De esta forma, los principios —a diferencia de las reglas— no pretenden excluir la deliberación del destinatario como base de la determinación de la conducta a seguir sino que, bien al contrario, exigen tal deliberación. Cuando los destinatarios son los órganos legislativos o administrativos, estos deben determinar bajo qué condiciones un cierto principio (en sentido estricto) prevalece sobre otros (dando lugar a alguna regla como la de los ejemplos señalados) o bien trazar cursos de acción que aseguren la obtención, en la mayor medida posible, de diversos estados de cosas causalmente interrelacionados entre sí y exigidos por directrices diversas (dando lugar, por ejemplo, a reglas de fin como la antes mencionada o a reglas de acción idóneas para facilitar el objetivo propuesto: estipulando, por ejemplo, que los tribunales de oposiciones concedan una cierta prima a los candidatos a funcionarios que conozcan la lengua vernácula). Cuando los destinatarios son los jueces, los principios sirven de guía de comportamiento cuando —como antes decíamos— no existen reglas específicas que se apliquen a un caso, cuando estas son indeterminadas en su formulación, o cuando aparece algún tipo de desacuerdo entre las reglas y los principios que las justifican. En tales supuestos, el juez lleva a cabo una ponderación entre principios, cuyo resultado es precisamente una regla. Por eso, tiene pleno sentido decir que los principios no determinan directamente (es decir, sin la mediación de las reglas) una solución. Precisamente por lo anterior, puede decirse (desde otra perspectiva) que la distinción entre reglas y principios solo tiene pleno sentido en el nivel del análisis prima facie, pero no una vez establecidos todos los factores, esto es, a la luz de todos los elementos pertenecientes al caso de que se trate, pues entonces la ponderación entre principios debe haber dado lugar ya a una regla (Atienza y Ruiz Manero, 2000).

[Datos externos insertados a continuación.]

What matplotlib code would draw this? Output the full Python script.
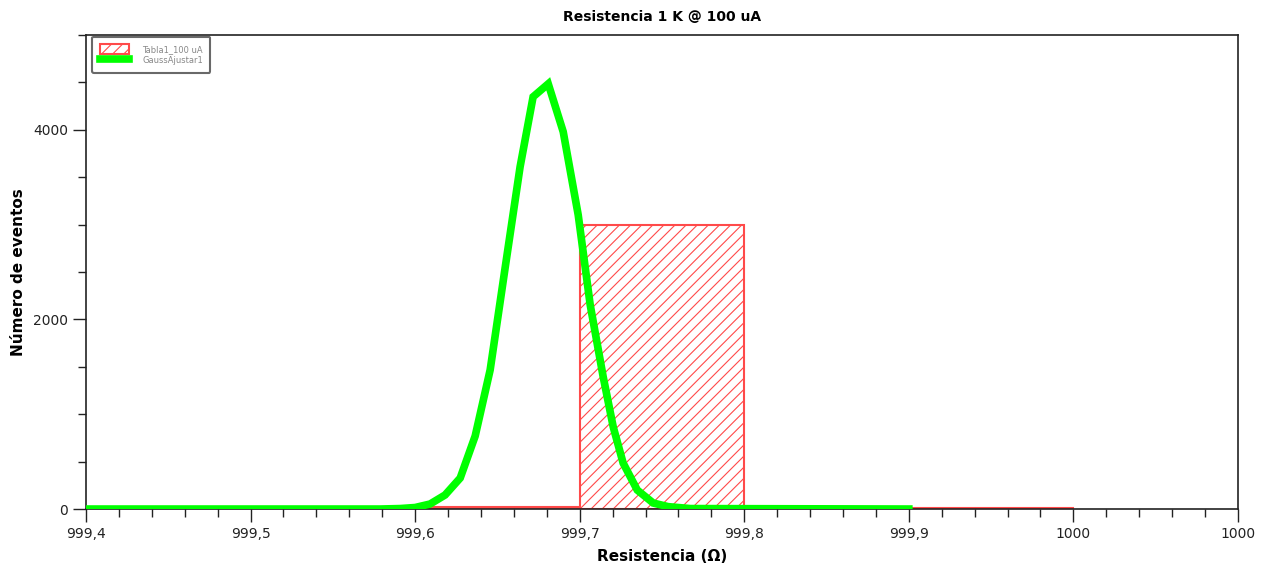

3.El elemento justificativo de las normas

El resultado al que hemos llegado en el anterior punto es que las reglas y los principios aparecen interrelacionados: la «vocación » de los principios —si se puede hablar así— es dar lugar a reglas (legislativas o jurisprudenciales); y las reglas se justifican por su adecuación con los principios. Tratemos ahora de precisar más en qué consiste ese elemento justificativo de los principios.

En un trabajo anterior (Atienza y Ruiz Manero, 1996), al hablar de las normas como razones para la acción, mostrábamos que había que distinguir entre el elemento propiamente directivo de las normas: su función de dirigir la conducta, y el elemento justificativo: lo que hace que la conducta prohibida aparezca como disvaliosa, la obligatoria como valiosa y la permitida como indiferente (no hay nada que reprochar al que hace o al que deja de hacer lo que está permitido). Hay, pues, una relación intrínseca entre las normas y los valores, puesto que el establecer, por ejemplo, la obligatoriedad de una acción p implica necesariamente atribuir a esa acción un valor positivo. Pero, además, considerábamos que existe una preeminencia del aspecto justificativo o valorativo sobre el directivo (tesis esta estrictamente contraria a la de Kelsen) en cuanto, por ejemplo, tiene sentido decir que calumniar es una acción disvaliosa y, por eso, está prohibida, mientras que, en nuestra opinión, no lo tendría (en contra de lo que piensa Kelsen) decir que calumniar es una acción disvaliosa porque está prohibida.